Dieser längste Abschnitt des Films, der mit Hae Sungs Ankunft ganz beiläufig auch zu einem fein ziselierten New-York-Film wird, bildet das berührende Herzstück der Geschichte. Wiederholt ist vom spirituellen Konzept des »In-Yun« die Rede, laut dem die gegenwärtige Beziehung zweier Menschen vom Kontakt in ihren früheren Leben geprägt ist. Noras früheres Leben liegt natürlich in Korea; ihr gegenwärtiges Leben, ihre über Jahrzehnte aufgebaute amerikanische Identität, wird durch das Treffen mit Hae Sung erheblich ins Wanken gebracht. In einer der besten Szenen erzählt sie ihrem Mann amüsiert-verwirrt, wie sehr sie sich im Kontakt mit Hae Sung wieder als Koreanerin fühlt. 

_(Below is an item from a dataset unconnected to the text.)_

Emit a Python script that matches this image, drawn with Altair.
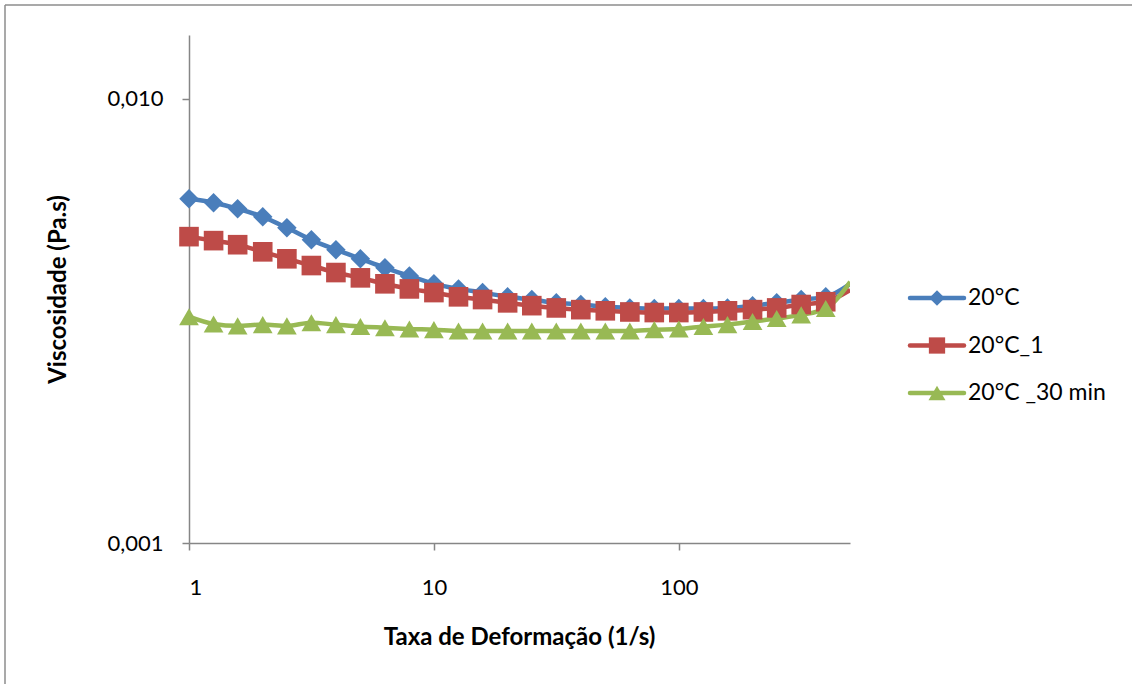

In wenigen Sätzen wird hier ein universelles Dilemma der Migrationserfahrung auf den Punkt gebracht. Arthur entgegnet, dass Nora auch im Schlaf nur koreanisch spricht – ihre Träume, ihr tiefstes Inneres, könnte man sagen, bleiben für ihn unverständlich. Doch Celine Songs Weltsicht ist zu humanistisch, um Arthur zu einem Hindernis auf dem Weg zum Liebesglück der Kindheitsfreunde zu degradieren. Mit nüchterner Klarheit hinterfragt Arthur seine eigene, undankbare Situation. Gegen das In-Yun scheint er machtlos, und seine stille Hilflosigkeit angesichts des drohenden Entgleitens seiner Frau gehört zu den berührendsten Momenten des Films, dessen Titel »Past Lives« eine melancholische Mehrdeutigkeit gewinnt. Hat Nora früher die richtigen Wege gewählt? Hängt Hae Sung womöglich zu sehr der Vergangenheit nach?

Ohne Sentimentalität oder Nostalgie erzählt Celine Song von Vergangenem und Gegenwärtigem, von alten Beziehungen und neuen Perspektiven. Nicht zuletzt geht es auch um den Widerstreit von Vernunft und Verlangen. Die über allem schwebende Frage, ob Nora ihre sorgsam aufgebaute Sicherheit für ihre Sehnsucht riskieren soll, löst Song in einer Szene auf, in der sich Noras sonst so streng kontrollierten Emotionen unerwartet Bahn brechen. Es bricht einem das Herz.